===== Supplied data =====

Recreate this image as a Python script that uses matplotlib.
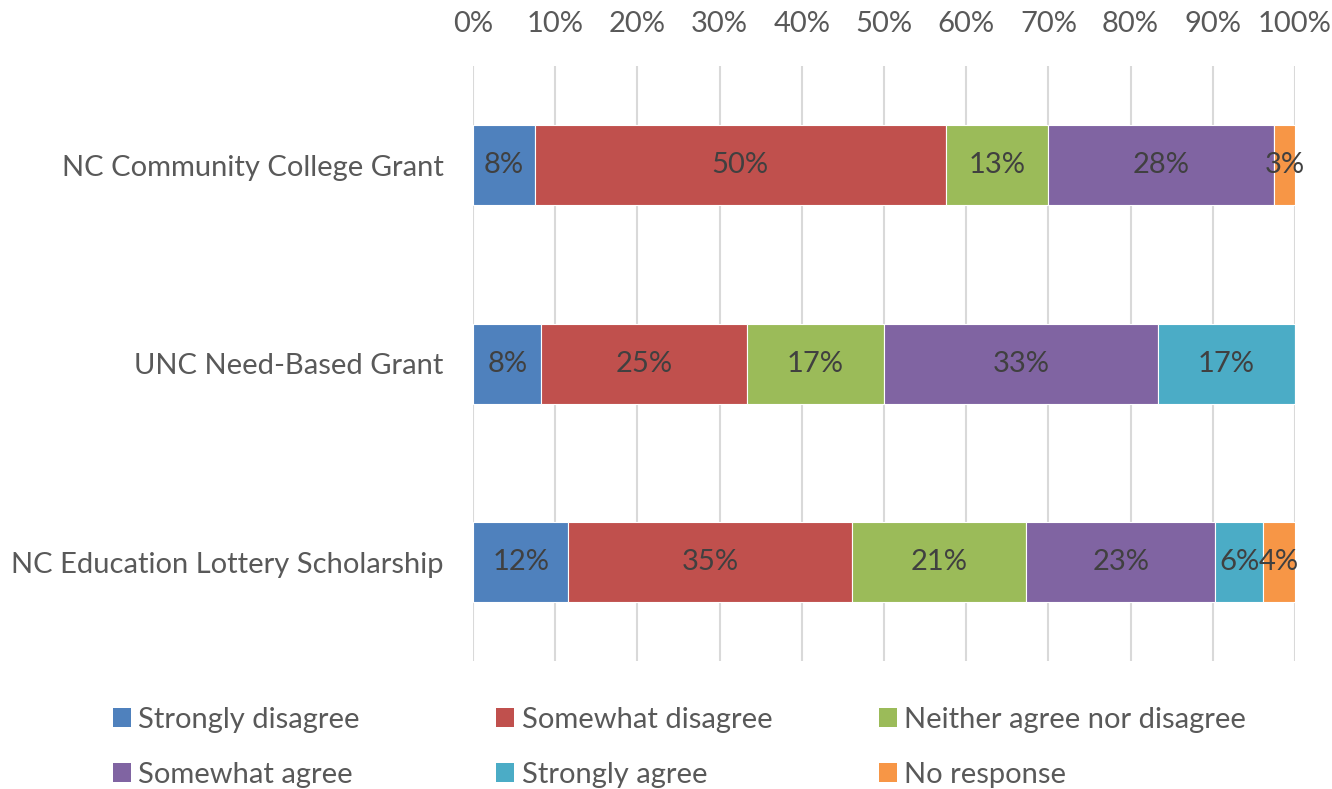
import numpy as np
import matplotlib.pyplot as plt
from matplotlib.patches import Patch

plt.rcParams['font.family'] = ['Lato', 'DejaVu Sans']

programs = ['NC Community College Grant', 'UNC Need-Based Grant',
            'NC Education Lottery Scholarship']
responses = ['Strongly disagree', 'Somewhat disagree', 'Neither agree nor disagree',
             'Somewhat agree', 'Strongly agree', 'No response']
colors = ['#4F81BD', '#C0504D', '#9BBB59', '#8064A2', '#4BACC6', '#F79646']

# share of responses (%) per program, in the order of `responses`
strongly_disagree = [7.5, 8.33, 11.6]
somewhat_disagree = [50.0, 25.0, 34.5]
neither = [12.5, 16.67, 21.2]
somewhat_agree = [27.5, 33.33, 23.0]
strongly_agree = [0.0, 16.67, 5.8]
no_response = [2.5, 0.0, 3.9]
# labels as printed on the bars
bar_labels = [['8%', '8%', '12%'], ['50%', '25%', '35%'], ['13%', '17%', '21%'],
              ['28%', '33%', '23%'], ['', '17%', '6%'], ['3%', '', '4%']]
series = [strongly_disagree, somewhat_disagree, neither,
          somewhat_agree, strongly_agree, no_response]

fs = 21

fig = plt.figure(figsize=(13.32, 7.89), dpi=100)
ax = fig.add_axes([0.3551, 0.1620, 0.6171, 0.7541])

y = np.arange(len(programs))
left = np.zeros(len(programs))
for vals, col, labs in zip(series, colors, bar_labels):
    bars = ax.barh(y, vals, left=left, height=0.404, color=col,
                   edgecolor='white', linewidth=0.8, zorder=3)
    ax.bar_label(bars, labels=labs, label_type='center', fontsize=fs,
                 color='#404040')
    left += np.array(vals)

ax.set_xlim(0, 100)
ax.set_ylim(2.5, -0.5)
ax.set_xticks(np.arange(0, 101, 10))
ax.set_xticklabels([f'{v}%' for v in range(0, 101, 10)])
ax.xaxis.tick_top()
ax.tick_params(axis='x', length=0, pad=21, labelsize=fs, labelcolor='#595959')
ax.tick_params(axis='y', length=0, pad=21, labelsize=fs, labelcolor='#595959')
ax.set_yticks(y)
ax.set_yticklabels(programs)
ax.grid(axis='x', color='#D9D9D9', linewidth=1.5, zorder=0)
for s in ax.spines.values():
    s.set_visible(False)

# legend: three columns of two rows
col_x = [0.0845, 0.3725, 0.6600]
for i, cx in enumerate(col_x):
    handles = [Patch(facecolor=colors[i], label=responses[i]),
               Patch(facecolor=colors[i + 3], label=responses[i + 3])]
    fig.legend(handles=handles, loc='upper left', bbox_to_anchor=(cx, 0.104),
               frameon=False, fontsize=fs, labelcolor='#595959',
               handlelength=0.62, handleheight=0.62, handletextpad=0.25,
               labelspacing=1.0, borderaxespad=0, borderpad=0)

fig.savefig('out.png', dpi=100)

=====

#### Exercise task:
Could the lines from the top of the material through the line with "plt.rcParams['font.family'] = ['Lato', 'DejaVu" be repeated exactly, pictures left out?

#### Result:
Recreate this image as a Python script that uses matplotlib.
import numpy as np
import matplotlib.pyplot as plt
from matplotlib.patches import Patch

plt.rcParams['font.family'] = ['Lato', 'DejaVu Sans']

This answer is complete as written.